Ma meno male che il referendum sull’autonomia differenziata non si farà. Curiosamente, da visioni opposte, Annalisa Cuzzocrea e Francesco Storace hanno scritto di una brutta notizia per la sinistra: ma quando mai? Il problema è semmai per la Lega che si ritrova tra le mani una pistola ad acqua, con una legge da riscrivere e un tortuoso negoziato con le Regioni da affrontare, di modo che la riforma Calderoli non è morta ma è ricoverata in ospedale in rianimazione. Complimenti.

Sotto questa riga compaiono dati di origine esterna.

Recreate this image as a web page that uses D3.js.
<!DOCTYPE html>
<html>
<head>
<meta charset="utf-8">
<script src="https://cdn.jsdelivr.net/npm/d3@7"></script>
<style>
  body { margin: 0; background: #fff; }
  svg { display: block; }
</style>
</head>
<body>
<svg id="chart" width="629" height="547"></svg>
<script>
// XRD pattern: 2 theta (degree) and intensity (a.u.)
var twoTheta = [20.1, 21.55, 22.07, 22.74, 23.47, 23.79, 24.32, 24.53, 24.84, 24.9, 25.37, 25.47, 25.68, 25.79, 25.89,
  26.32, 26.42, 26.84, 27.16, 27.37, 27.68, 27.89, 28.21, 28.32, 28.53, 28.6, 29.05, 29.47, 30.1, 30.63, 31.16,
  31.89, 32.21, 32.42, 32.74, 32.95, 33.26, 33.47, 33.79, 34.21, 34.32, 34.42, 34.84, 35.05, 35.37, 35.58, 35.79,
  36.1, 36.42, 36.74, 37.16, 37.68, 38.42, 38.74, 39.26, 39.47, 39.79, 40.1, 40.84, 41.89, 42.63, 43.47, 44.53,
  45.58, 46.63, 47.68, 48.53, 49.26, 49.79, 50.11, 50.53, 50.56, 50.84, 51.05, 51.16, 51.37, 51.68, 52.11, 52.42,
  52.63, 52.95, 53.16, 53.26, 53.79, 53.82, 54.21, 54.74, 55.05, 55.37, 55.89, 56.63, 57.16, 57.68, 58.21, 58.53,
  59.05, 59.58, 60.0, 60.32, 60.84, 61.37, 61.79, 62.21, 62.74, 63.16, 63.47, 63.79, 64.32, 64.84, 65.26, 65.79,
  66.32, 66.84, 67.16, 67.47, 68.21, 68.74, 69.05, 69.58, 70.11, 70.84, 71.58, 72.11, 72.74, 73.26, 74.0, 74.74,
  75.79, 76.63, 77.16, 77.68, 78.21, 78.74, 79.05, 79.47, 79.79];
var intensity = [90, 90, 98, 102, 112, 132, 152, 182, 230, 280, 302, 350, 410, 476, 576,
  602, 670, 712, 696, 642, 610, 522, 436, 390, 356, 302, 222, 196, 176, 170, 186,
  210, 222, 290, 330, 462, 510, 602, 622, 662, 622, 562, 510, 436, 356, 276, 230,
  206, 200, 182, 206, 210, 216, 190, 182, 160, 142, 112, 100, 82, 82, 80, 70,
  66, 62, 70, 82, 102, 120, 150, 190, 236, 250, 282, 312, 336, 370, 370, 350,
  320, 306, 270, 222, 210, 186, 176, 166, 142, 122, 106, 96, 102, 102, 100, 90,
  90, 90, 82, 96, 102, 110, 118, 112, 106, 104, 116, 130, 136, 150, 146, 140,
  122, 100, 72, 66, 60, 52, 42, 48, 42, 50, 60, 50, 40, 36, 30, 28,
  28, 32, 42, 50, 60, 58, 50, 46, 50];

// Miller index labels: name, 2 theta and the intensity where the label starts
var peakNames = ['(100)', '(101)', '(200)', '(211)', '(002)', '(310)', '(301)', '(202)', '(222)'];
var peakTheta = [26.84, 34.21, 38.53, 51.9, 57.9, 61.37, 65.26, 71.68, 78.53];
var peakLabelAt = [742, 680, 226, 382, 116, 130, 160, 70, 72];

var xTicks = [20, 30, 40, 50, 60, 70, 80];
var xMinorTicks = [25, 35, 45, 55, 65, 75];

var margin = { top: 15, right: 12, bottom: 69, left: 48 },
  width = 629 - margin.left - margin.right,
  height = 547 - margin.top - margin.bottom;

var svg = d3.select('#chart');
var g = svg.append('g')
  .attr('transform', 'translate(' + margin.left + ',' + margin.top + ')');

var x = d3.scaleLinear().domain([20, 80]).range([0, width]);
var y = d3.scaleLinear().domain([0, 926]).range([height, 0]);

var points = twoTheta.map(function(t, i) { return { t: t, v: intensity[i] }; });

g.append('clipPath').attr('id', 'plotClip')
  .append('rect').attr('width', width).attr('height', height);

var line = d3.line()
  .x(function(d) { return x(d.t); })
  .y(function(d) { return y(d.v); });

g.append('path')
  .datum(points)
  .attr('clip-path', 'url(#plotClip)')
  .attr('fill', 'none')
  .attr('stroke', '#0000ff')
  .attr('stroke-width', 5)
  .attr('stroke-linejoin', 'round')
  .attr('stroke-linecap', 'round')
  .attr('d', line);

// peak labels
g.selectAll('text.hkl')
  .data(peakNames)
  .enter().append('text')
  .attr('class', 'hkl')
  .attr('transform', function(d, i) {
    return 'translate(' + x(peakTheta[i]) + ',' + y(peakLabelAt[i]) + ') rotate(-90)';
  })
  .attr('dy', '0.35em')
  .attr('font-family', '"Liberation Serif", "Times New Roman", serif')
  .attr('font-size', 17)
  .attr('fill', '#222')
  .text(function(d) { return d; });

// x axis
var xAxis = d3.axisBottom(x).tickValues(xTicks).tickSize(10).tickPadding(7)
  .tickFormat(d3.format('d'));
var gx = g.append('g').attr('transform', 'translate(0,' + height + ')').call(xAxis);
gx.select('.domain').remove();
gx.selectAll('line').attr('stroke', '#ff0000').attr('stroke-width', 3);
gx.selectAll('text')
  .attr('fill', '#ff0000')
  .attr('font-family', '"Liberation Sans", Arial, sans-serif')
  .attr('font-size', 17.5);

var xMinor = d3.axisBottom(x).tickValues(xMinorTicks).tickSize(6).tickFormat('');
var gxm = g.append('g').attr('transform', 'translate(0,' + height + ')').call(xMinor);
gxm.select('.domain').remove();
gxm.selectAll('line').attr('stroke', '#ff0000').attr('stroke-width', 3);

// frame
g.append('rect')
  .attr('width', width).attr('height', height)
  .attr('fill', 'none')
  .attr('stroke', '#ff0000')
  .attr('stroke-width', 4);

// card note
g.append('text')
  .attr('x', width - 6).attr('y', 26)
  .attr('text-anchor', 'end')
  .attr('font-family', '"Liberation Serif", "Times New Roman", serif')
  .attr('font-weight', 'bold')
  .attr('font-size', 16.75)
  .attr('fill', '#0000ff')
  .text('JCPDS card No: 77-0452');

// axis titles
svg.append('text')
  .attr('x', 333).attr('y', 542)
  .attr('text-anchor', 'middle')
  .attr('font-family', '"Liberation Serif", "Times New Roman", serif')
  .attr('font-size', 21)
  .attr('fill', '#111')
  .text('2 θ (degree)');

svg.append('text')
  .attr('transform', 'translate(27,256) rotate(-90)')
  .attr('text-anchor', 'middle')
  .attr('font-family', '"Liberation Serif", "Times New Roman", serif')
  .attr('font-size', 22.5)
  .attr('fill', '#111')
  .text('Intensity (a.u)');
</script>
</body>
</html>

La circostanza non dispiacerà per niente ad Antonio Tajani – ma questa alla fine non è una cosa molto importante – e nemmeno a Giorgia Meloni che cinicamente gode dell’insuccesso leghista. Però a questo punto lei dovrebbe spiegare come mai la famosa stagione delle grandi riforme, a metà legislatura, abbia prodotto solo un topolino, cioè il primo sì alla separazione delle carriere dei magistrati: non esattamente un ritmo da Usain Bolt. Forse se avesse cercato un confronto in Parlamento oggi la destra non avrebbe collezionato un mezzo fallimento sull’autonomia differenziata e messo il premierato in naftalina. Sulle riforme, bocciati.
E veniamo al centrosinistra. È probabile che Elly Schlein non si stracci le vesti per la bocciatura del referendum che pure aveva imbracciato come un fucile per il riflesso condizionato della sinistra di fare un po’ di casino. Almeno speriamo. Lo schema è saltato. Voleva fare della stagione referendaria un campo di battaglia contro il governo costruendo una grande armée della sinistra sommando meridionalismo, landinismo (i quesiti sul Jobs Act) e uno po’ di diritti (il referendum di Più Europa sulla cittadinanza), un bel cocktail in salsa gauchista contro Meloni&Salvini. Chiaramente un azzardo.
Una sconfitta dei No alla riforma Calderoli, ipotesi tutt’altro che irrealistica perché il No del Sud anti-leghista non sarebbero bastato, e questo avrebbe significato una gigantesca vittoria per il governo, cioè un ottimo volano per una ancora più tranquilla navigazione nella seconda parte della legislatura. Un rischio troppo alto. Inutile da correre.
Ora la giornata referendaria di primavera si prospetta come ancora più moscia, e purtroppo si è voluto infilare un tema serio come la cittadinanza (cinque anni invece di dieci per richiederla) nel tritatutto di un quorum che non verrà mai raggiunto. Schlein punta molto sui referendum vendicativi sul Jobs Act, un pezzetto di legislazione che non appassiona altri che Maurizio Landini e i vecchi nemici del governo Renzi di dieci anni fa.
La segretaria del Partito democratico fa finta di ignorare che un pezzo del suo stesso partito non è per l’abrogazione, per cui molti o voteranno No o non andranno a votare. Schlein voleva il campo largo contro il governo e si ritrova un campo stretto sul Jobs Act, un regolamento di conti fuori tempo massimo tra gruppi dirigenti della sinistra che certo non è in grado di portare alle urne il cinquanta per cento più uno degli italiani. Alla fine, meglio così. E peccato per i milioni di euro buttati al vento.